Monday, August 28, 2006

Grill that beef!

My dear husband, Paul, has been doing more of the cooking lately, especially when I am not feeling well. He still usually checks with me before cooking something, to see if I have any ideas for him. We have a freezer full of beef, having bought a split half from Polyface Farms. When you order in bulk like that, they ask if you want liver. Paul always says yes.

My brothers will tell you that when we were growing up, Dad and I liked liver. Mom would cook it, but she didn't really like it. My brothers didn't like it. It is funny how that lined up. Dad and I didn't like sausage much, but Mom and my brothers did. We all ate what was in front of us, pretty much, and cleaned our plates, too. We have the weight problems to prove it.

Anyway, Paul didn't like liver too much as a child, but when he was a teen, he got anemia. Part of the treatment was to eat more liver. His mom is a good cook, so he got so that he liked liver. We have a book, Fifty Ways to Cook Everything, that has a chapter "Fifty Ways to Love Your Liver." I tried a recipe from there, with rosemary and marsala, I think, and served it forth. Paul promptly poured ketchup on it. Maybe that is why he can eat the stuff. Put enough ketchup on it, you can eat almost anything.

When I say I like liver, I mean in moderation. Trouble is, the butcher packs the stuff in one-pound packages and the boys will not even consider it. That leaves a half-pound of beef liver for me.

The other day, Paul suggested grilled steak and fried liver for dinner.
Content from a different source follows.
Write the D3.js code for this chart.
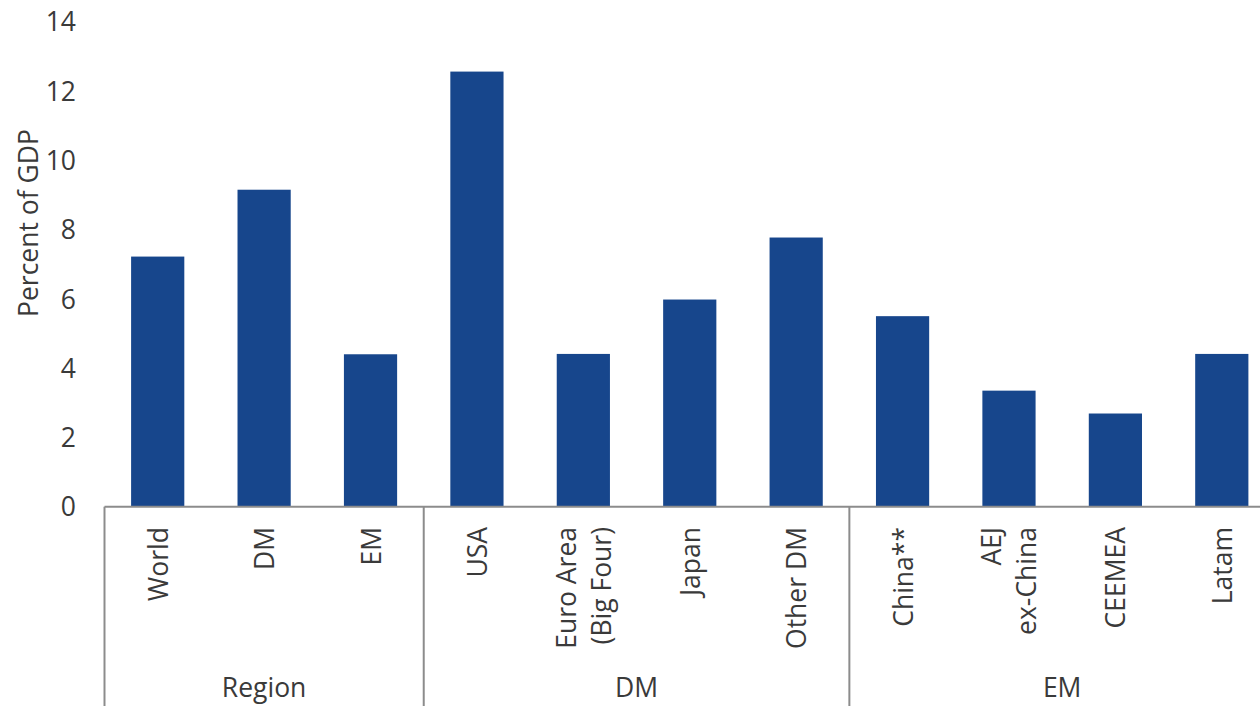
<!DOCTYPE html>
<html>
<head>
<meta charset="utf-8">
<script src="https://cdn.jsdelivr.net/npm/d3@7/dist/d3.min.js"></script>
<style>
  html, body { margin: 0; padding: 0; background: #ffffff; overflow: hidden; }
  svg { display: block; }
  text { font-family: "Open Sans", "Noto Sans", sans-serif; fill: #3a3a3a; }
</style>
</head>
<body>
<svg id="chart" width="1260" height="706"></svg>
<script>
// ---- data ----
const categories = ["World", "DM", "EM", "USA", "Euro Area\n(Big Four)", "Japan", "Other DM", "China**", "AEJ\nex-China", "CEEMEA", "Latam"];
const values = [7.22, 9.15, 4.40, 12.56, 4.41, 5.98, 7.77, 5.50, 3.35, 2.69, 4.41];
const groupNames = ["Region", "DM", "EM"];
const groupSizes = [3, 4, 4];
const yTicks = [0, 2, 4, 6, 8, 10, 12, 14];
const yTitle = "Percent of GDP";

// ---- layout ----
const svg = d3.select("#chart");
const left = 104.5, right = 1275, zeroY = 506.7, topY = 21.7, bottomY = 706;
const barColor = "#17468c";
const axisColor = "#8c8c8c";
const fs = 26.5;

const x = d3.scaleBand().domain(categories).range([left, right]).paddingInner(0.5).paddingOuter(0.25);
const y = d3.scaleLinear().domain([0, 14]).range([zeroY, topY]);

// bars
svg.append("g").selectAll("rect")
  .data(categories.map((c, i) => ({ c, v: values[i] })))
  .join("rect")
  .attr("x", d => x(d.c))
  .attr("width", x.bandwidth())
  .attr("y", d => y(d.v))
  .attr("height", d => y(0) - y(d.v))
  .attr("fill", barColor);

// y axis tick labels
const yAxis = d3.axisLeft(y).tickValues(yTicks).tickSize(0).tickPadding(0).tickFormat(d3.format("d"));
const gy = svg.append("g").attr("transform", "translate(76,0)").call(yAxis);
gy.select(".domain").remove();
gy.selectAll("text").attr("font-size", fs).attr("fill", "#3a3a3a")
  .style("font-family", '"Open Sans", sans-serif').attr("dy", "0.35em");

// y title
svg.append("text")
  .attr("transform", `translate(28,223) rotate(-90)`)
  .attr("text-anchor", "middle")
  .attr("dominant-baseline", "central")
  .attr("font-size", fs)
  .text(yTitle);

// x axis baseline
svg.append("line")
  .attr("x1", left).attr("x2", right)
  .attr("y1", zeroY).attr("y2", zeroY)
  .attr("stroke", axisColor).attr("stroke-width", 2);

// group separators
const step = x.step();
let idx = 0;
const bounds = [left];
groupSizes.forEach(s => { idx += s; bounds.push(left + idx * step); });
svg.append("g").selectAll("line")
  .data(bounds)
  .join("line")
  .attr("x1", d => d).attr("x2", d => d)
  .attr("y1", zeroY).attr("y2", bottomY)
  .attr("stroke", axisColor).attr("stroke-width", 2);

// category labels (rotated)
const lineGap = 35;
const catG = svg.append("g");
categories.forEach(c => {
  const lines = c.split("\n");
  const cx = x(c) + x.bandwidth() / 2;
  const t = catG.append("text")
    .attr("transform", `translate(${cx},527) rotate(-90)`)
    .attr("text-anchor", "end")
    .attr("dominant-baseline", "central")
    .attr("font-size", fs);
  lines.forEach((ln, i) => {
    t.append("tspan")
      .attr("x", 0)
      .attr("y", (i - (lines.length - 1) / 2) * lineGap)
      .text(ln);
  });
});

// group labels
svg.append("g").selectAll("text")
  .data(groupNames)
  .join("text")
  .attr("x", (d, i) => (bounds[i] + bounds[i + 1]) / 2)
  .attr("y", 697)
  .attr("text-anchor", "middle")
  .attr("font-size", fs)
  .text(d => d);
</script>
</body>
</html>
I asked why he didn't grill both of them. He said, "Can you do that?" Anyway, he peeled potatoes and I mashed them and made fake gravy (beef bullion and Bisto), and he grilled the steak and the liver. I guess we should have checked the cookbook. He ate it, and I had a little. Shoe leather comes to mind. The steak was one of the big ones, but I don't know which one. It was okay, but a bit chewy. Of course, this is grass-fed beef, so it is not extra-tender. Tastes beefy, though.

If you have a better recipe for grilled liver, let me know. We probably should have been faster.

1 Comments:

  • At 5:09 PM, Anonymous Anonymous said…

    Liver Story from Jan:
    Grandma Emma was making us breakfast one morning when Dale and Phiz were no doubt at a Husker game somewhere. She was making pancakes in various animal shapes and some kind of meat. The food appeared on our plates and for once, I was trying to be nice to my sister. "Jeanie, don't eat that, it's LIVER," I whispered. Jeanie, for various good reasons in her past, didn't believe me. "Gramma, what kind of meat is this?" she asked. Emma who didn't really lie but was good with stories, replied, "It came from a hog." I still wouldn't touch it - I figured that pigs must have livers, too, as there was no mistaking that smell. I don't know if Jeanie tasted it - probably not. And that's the closest I've come to liver on my plate in 40 years. More power to you liver lovers - someone has to eat the organs, I guess. But it's not me - I stay away from items that look and smell like giant blood clots.